You'll even find sandbars on the banks of the river that are suitable for camping if you are inclined to enjoy the sounds of the river while you sleep, but you might be surprised by how much cold this proximity to the water adds once the sun dips below the horizon.  If your tent has a rainfly, you'll want to use it at night as the dew point and air temperature at night can find themselves aligned in a way that causes drops of water to condense and fall from the leaves of trees in a rain that will soak you despite there not being a storm cloud in the sky.  The morning fog hanging over the river, though, makes for a wonderful breakfast backdrop.

You'll be most likely to find quiet once you hike far enough west that you no longer see stairs leading from houses down to the river.  While these residences are not particularly noisy by any means, their dogs are prone to communicate in a chorus that might keep light sleepers awake.  Look for the red markers on the trail indicating that you've crossed onto federal land -- this boundary about 3-4 miles down the trail is a good spot to start looking for a campsite.



What You'll See

The swirling, bubbling waters of The Suwannee River.  The deep red tint to the water comes from the tannic acid that leeches from the fallen leaves of the oaks that surround the river.  Once filtered this water is perfectly safe to drink, although I found that there was a cognitive disconnect between the color of the water and the complete lack of taste.  To remedy this, I found an easy solution in packing a ziplock bag of Tang powdered drink mix -- adding a touch of it to a bottle full of water and giving it a shake added just enough flavor and color to remove the distraction.


Sadly, out of the four nights I've spent along this river in the spring I've not once seen any wildlife besides the occasional bird passing by overhead.  Bears are not an issue to my knowledge and there wasn't even a single raccoon to provide a challenge to our ability to protect our food.  Still, it is wise to keep food suspended by a line just in case tiny thieving hands do detect delicious treats, and a bear can makes both a convenient safe stash as well as a fine place to sit or or a makeshift table when you're enjoying a meal.  You will likely come across fellow hikers who are out to enjoy an afternoon walk or even others burdened by heavy packs as they thru hike the trail.  Light kayak and canoe traffic can pass by heading downstream, but the river is generally too shallow to permit motorized craft.

Things to Watch Out For

Ticks.  The dry brush that lines much of the trail and camping areas can be loaded with these hungry little annoyances during the dry season.  Know how to remove a tick safely and consider carrying a tick key or similar device for easy removal.  Of the two times I have camped along this trail, routine tick checks have resulted in preventing at least a few of them from latching onto me.

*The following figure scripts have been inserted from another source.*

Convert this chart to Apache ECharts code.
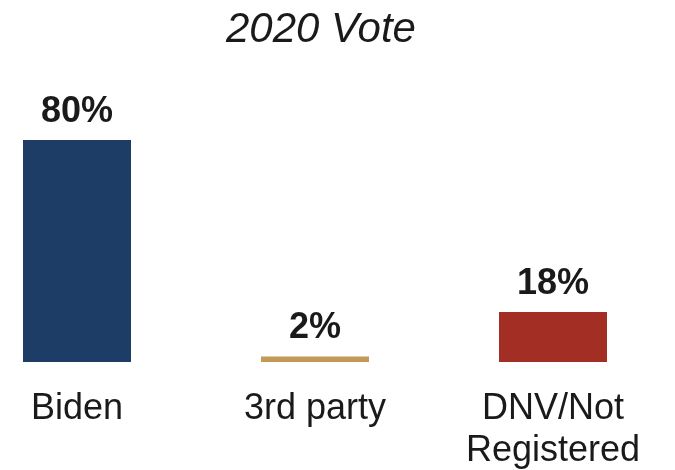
<!DOCTYPE html>
<html><head><meta charset="utf-8">
<script src="https://cdn.jsdelivr.net/npm/echarts@6/dist/echarts.min.js"></script>
<style>html,body{margin:0;padding:0;background:#fff}#c{width:675px;height:470px}</style>
</head><body><div id="c"></div>
<script>
const titleText = '2020 Vote';
const categories = ['Biden', '3rd party', 'DNV/Not\nRegistered'];
const values = [80, 2, 18];
const colors = ['#1e3d66', '#c19a55', '#a32e24'];

const chart = echarts.init(document.getElementById('c'), null, {renderer: 'canvas'});
chart.setOption({
  animation: false,
  title: {
    text: titleText, left: 221, top: 4,
    textStyle: {fontFamily: 'Liberation Sans, Arial, sans-serif', fontStyle: 'italic', fontWeight: 'normal', fontSize: 42, color: '#1a1a1a'}
  },
  grid: {left: -42, width: 714, top: 84.5, bottom: 108, containLabel: false, outerBoundsMode: 'none'},
  xAxis: {
    type: 'category', data: categories,
    axisLine: {show: false}, axisTick: {show: false},
    axisLabel: {
      margin: 26, interval: 0,
      fontFamily: 'Liberation Sans, Arial, sans-serif', fontSize: 36, lineHeight: 42, color: '#1a1a1a'
    }
  },
  yAxis: {type: 'value', min: 0, max: 100, show: false, splitLine: {show: false}},
  series: [{
    type: 'bar', barWidth: 108,
    data: values.map((v, i) => ({value: v, itemStyle: {color: colors[i]}})),
    label: {
      show: true, position: 'top', distance: 10, formatter: '{c}%',
      fontFamily: 'Liberation Sans, Arial, sans-serif', fontWeight: 'bold', fontSize: 36, color: '#1a1a1a'
    }
  }]
});
</script></body></html>
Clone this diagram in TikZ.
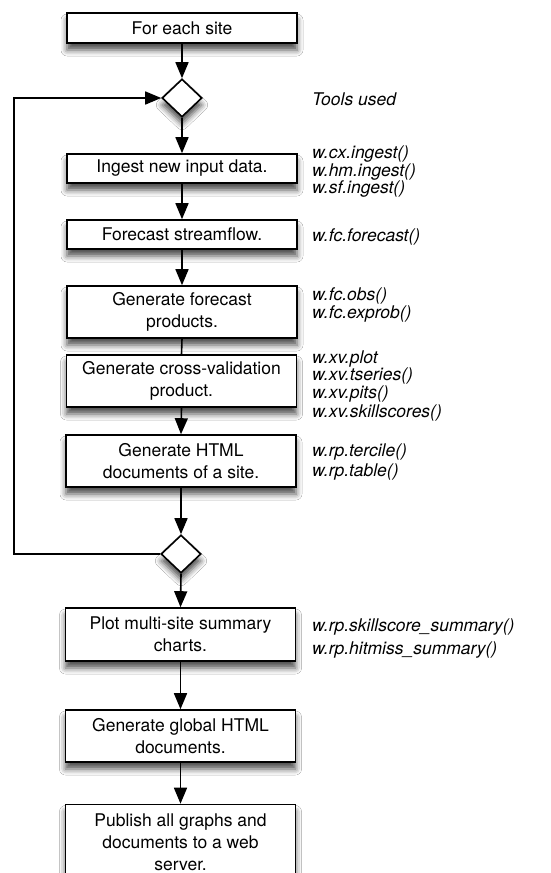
\documentclass[tikz,border=0pt]{standalone}
\usepackage{fontspec}
\setmainfont{TeX Gyre Heros}
\usetikzlibrary{shapes.geometric,arrows.meta,shadows.blur}
\tikzset{
  flowbox/.style={draw=black,line width=1.6pt,fill=white,minimum width=230pt,inner sep=0pt,align=center,
    font=\fontsize{17.5}{22}\selectfont,
    blur shadow={shadow xshift=0pt,shadow yshift=-7pt,shadow blur radius=6pt,shadow opacity=70}},
  decide/.style={draw=black,line width=1.6pt,fill=white,diamond,minimum width=40pt,minimum height=38pt,inner sep=0pt,
    blur shadow={shadow xshift=0pt,shadow yshift=-7pt,shadow blur radius=6pt,shadow opacity=70}},
  flowarrow/.style={line width=1.6pt,-{Triangle[length=16pt,width=13pt]}},
  flowline/.style={line width=1.6pt},
  tool/.style={anchor=base west,inner sep=0pt,font=\fontsize{17.5}{17.5}\selectfont\itshape}
}
\begin{document}
\begin{tikzpicture}[x=1pt,y=-1pt]
\clip (0,0) rectangle (551,873);
\useasboundingbox (0,0) rectangle (551,873);
\fill[white] (0,0) rectangle (551,873);

\node[flowbox,minimum height=30pt] (b1) at (182,28) {For each site};
\node[decide] (d1) at (182,98) {};
\node[flowbox,minimum height=29pt] (b2) at (182,168.5) {Ingest new input data.};
\node[flowbox,minimum height=29pt] (b3) at (182,234.5) {Forecast streamflow.};
\node[flowbox,minimum height=52pt] (b4) at (182,312) {Generate forecast\\products.};
\node[flowbox,minimum height=52pt] (b5) at (181.5,381) {Generate cross-validation\\product.};
\node[flowbox,minimum height=52pt] (b6) at (181,461) {Generate HTML\\documents of a site.};
\node[decide] (d2) at (181,554) {};
\node[flowbox,minimum height=53pt] (b7) at (180.5,634.5) {Plot multi-site summary\\charts.};
\node[flowbox,minimum height=52pt] (b8) at (180.5,736) {Generate global HTML\\documents.};
\node[flowbox,minimum height=75pt] (b9) at (180.5,842) {Publish all graphs and\\documents to a web\\server.};

\coordinate (loopcorner) at (14,554);
\draw[flowarrow] (b1.south) -- (d1.north);
\draw[flowarrow] (d1.south) -- (b2.north);
\draw[flowarrow] (b2.south) -- (b3.north);
\draw[flowarrow] (b3.south) -- (b4.north);
\draw[flowline] (b4.south) -- (b5.north);
\draw[flowarrow] (b5.south) -- (b6.north);
\draw[flowarrow] (b6.south) -- (d2.north);
\draw[flowarrow] (d2.south) -- (b7.north);
\draw[flowarrow] (b7.south) -- (b8.north);
\draw[flowarrow] (b8.south) -- (b9.north);
\draw[flowarrow] (d2.west) -- (loopcorner) |- (d1.west);

\node[tool] (t0) at (312,105) {Tools used};
\node[tool] (t1) at (312,158) {w.cx.ingest()};
\node[tool] (t2) at (312,176) {w.hm.ingest()};
\node[tool] (t3) at (312,193) {w.sf.ingest()};
\node[tool] (t4) at (312,241) {w.fc.forecast()};
\node[tool] (t5) at (312,300) {w.fc.obs()};
\node[tool] (t6) at (312,318) {w.fc.exprob()};
\node[tool] (t7) at (312,363) {w.xv.plot};
\node[tool] (t8) at (312,380) {w.xv.tseries()};
\node[tool] (t9) at (312,398) {w.xv.pits()};
\node[tool] (t10) at (312,417) {w.xv.skillscores()};
\node[tool] (t11) at (312,456) {w.rp.tercile()};
\node[tool] (t12) at (312,476) {w.rp.table()};
\node[tool] (t13) at (312,631) {w.rp.skillscore\_summary()};
\node[tool] (t14) at (312,654) {w.rp.hitmiss\_summary()};
\end{tikzpicture}
\end{document}
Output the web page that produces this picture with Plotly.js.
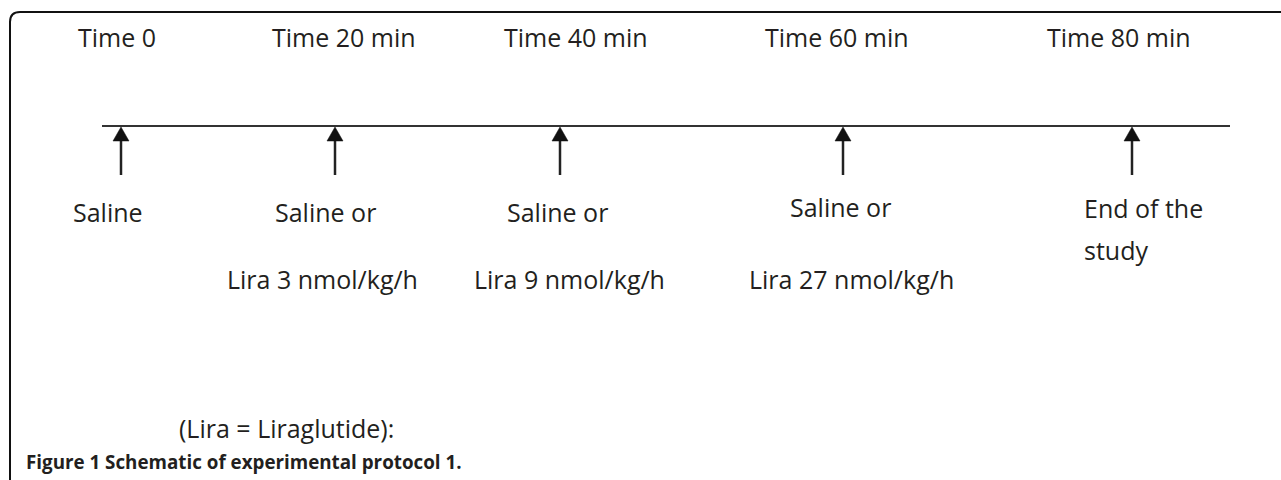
<!DOCTYPE html>
<html>
<head>
<meta charset="utf-8">
<script src="https://cdn.plot.ly/plotly-3.0.1.min.js"></script>
<style>html,body{margin:0;padding:0;background:#fff;}#chart{width:1281px;height:480px;}</style>
</head>
<body>
<div id="chart"></div>
<script>
// Protocol timeline (schematic units along the timeline axis)
var timeLabels = ["Time 0", "Time 20 min", "Time 40 min", "Time 60 min", "Time 80 min"];
var eventPos = [121, 335, 560, 843, 1132];
var timeLabelPos = [117, 344, 576, 837, 1119];
var treatLine1 = ["Saline", "Saline or", "Saline or", "Saline or", "End of the"];
var treatLine2 = ["", "Lira 3 nmol/kg/h", "Lira 9 nmol/kg/h", "Lira 27 nmol/kg/h", "study"];
var treat1Pos = [108, 325, 557, 840, 1082];
var treat2Pos = [0, 322, 569, 851, 1082];
var note = "(Lira = Liraglutide):";
var caption = "<b>Figure 1 Schematic of experimental protocol 1.</b>";

var ink = "#231f20";
var font = {family: "Open Sans, sans-serif", size: 25, color: ink};

var shapes = [];
// frame (top and left with rounded corner)
shapes.push({type: "path", xref: "x", yref: "y", path: "M 10,480 L 10,22 Q 10,12 20,12 L 1281,12",
  line: {color: "#111", width: 2}});
// timeline
shapes.push({type: "line", xref: "x", yref: "y", x0: 102, x1: 1230, y0: 126, y1: 126,
  line: {color: "#333", width: 2}});
eventPos.forEach(function (x) {
  shapes.push({type: "line", xref: "x", yref: "y", x0: x, x1: x, y0: 139, y1: 175,
    line: {color: "#222", width: 2.5}});
  shapes.push({type: "path", xref: "x", yref: "y",
    path: "M " + (x - 8) + ",141 L " + (x + 8) + ",141 L " + x + ",127 Z",
    fillcolor: "#111", line: {color: "#111", width: 0.5}});
});

var ann = [];
timeLabels.forEach(function (t, i) {
  ann.push({x: timeLabelPos[i], y: 37, xref: "x", yref: "y", text: t, showarrow: false,
    xanchor: "center", yanchor: "middle", font: font});
});
var t1y = [212, 212, 212, 207, 208];
treatLine1.forEach(function (t, i) {
  ann.push({x: treat1Pos[i], y: t1y[i], xref: "x", yref: "y", text: t, showarrow: false,
    xanchor: i === 4 ? "left" : "center", yanchor: "middle", font: font});
});
var t2y = [279, 279, 279, 279, 250];
treatLine2.forEach(function (t, i) {
  if (!t) return;
  ann.push({x: treat2Pos[i], y: t2y[i], xref: "x", yref: "y", text: t, showarrow: false,
    xanchor: i === 4 ? "left" : "center", yanchor: "middle", font: font});
});
ann.push({x: 286, y: 428, xref: "x", yref: "y", text: note, showarrow: false,
  xanchor: "center", yanchor: "middle", font: font});
ann.push({x: 24, y: 462, xref: "x", yref: "y", text: caption, showarrow: false,
  xanchor: "left", yanchor: "middle", font: {family: "Open Sans, sans-serif", size: 18.8, color: ink}});

var layout = {
  width: 1281, height: 480,
  margin: {l: 0, r: 0, t: 0, b: 0},
  paper_bgcolor: "#fff", plot_bgcolor: "#fff",
  xaxis: {range: [0, 1281], visible: false, fixedrange: true},
  yaxis: {range: [480, 0], visible: false, fixedrange: true},
  showlegend: false,
  shapes: shapes,
  annotations: ann
};
Plotly.newPlot("chart", [{x: [], y: [], type: "scatter"}], layout, {displayModeBar: false, staticPlot: true});
</script>
</body>
</html>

Saturday, September 17, 2011

Fort De Soto to Shell Key

And so it came to be that I found myself in the calm waters on the leeward side of Fort De Soto once again, heading north towards Shell Key out for a day of relaxation.  My third trip out to the island was just as enjoyable as my prior visits -- there is nothing as peaceful as floating in sea after partaking of a picnic lunch on the beach.  After coming ashore on the island, I planted and raised the flag of the great state of Florida which was not so much a stake of claim as it was a declaration that that I really love this place.

The route I take is a modest paddle -- a little over two miles -- and only requires caution when crossing the east-west channel that separates the two islands, as boat traffic can be a bit heavy on busy weekends.  The rest of the trip goes through water shallow enough that powered boats cannot follow.

What You Can Expect

Arriving in the morning is a good option, so as to avoid the peak hours of sun and heat while on the water if you elect to come in the summer months.  More important on the note of arriving early in the warmer seasons is avoiding the typical late afternoon thunderstorms that could prove to be a hazard while boating.

United Park Services offers kayaks for rent  and provide the required safety equipment for each person.  It is up to you on what type of kayak you want to rent, but the sit in boats seem to be more popular for crossing the open waters and seem to offer an easier paddle.



Wildlife is plentiful on both of the islands and in the water.  On this journey alone I saw a pod of dolphins, several sting rays, countless birds, and a even a baby sea turtle.  Tiny crabs scurry across the sand and fish nibble for any stray crumbs of bread from your sandwich.  The best encounter I had occurred after following the advice of another boater to sit still and remain quiet in the water just fifty yards or so north of the kayak launch point.  By doing this, I was rewarded with a close up visit from one of two manatees that take shelter from the open water there.


The beach of Shell Key is simply amazing, consisting of white quartz sand that gives way to the crystal clear warm bath water of the gulf.  Unlike De Soto, you can swim here and the depth is ideal on the eastern tip of the island.  The amount of peace and quiet you get to enjoy on your visit will vary with the day you elect to explore the island -- Saturday afternoons and three day weekends can see a beach so packed that finding a place to land your boat can be a challenge.  Saturday mornings and most other days you might find yourself and just a few other explorers to be the only ones around.

What You Should Bring
  • Five dollars admission fee to Fort De Soto -- an increase from prior years
  • Payment for kayak rental
  • Sunblock
  • Comfortable attire you can get wet, including a hat
  • A packed lunch
  • A small dry bag for storing anything you don't want exposed to seawater (cellphone, camera, etc) -- the dry storage on a kayaks rarely remain dry
  • At least two liters of water per person
  • A valid Florida saltwater fishing license, should you be inclined to test your patience



What You Should Beware

  • Windy days.  The renters won't permit you to use their boats on days where gusts might cause a paddler to struggle or not be able to maintain control of their boat.  Check the weather forecast before you depart for De Soto.
  • In the summer and fall:  any part of Shell Key that is not an exposed, sand covered beach.  While you won't encounter any issues on the beach, the leeward side of the island has enough vegetation to provide enough wind shelter for the eastern saltmarsh mosquito.  If you set foot into the area of trees on the northeast side of the island, be prepared to run back to your boat in terror.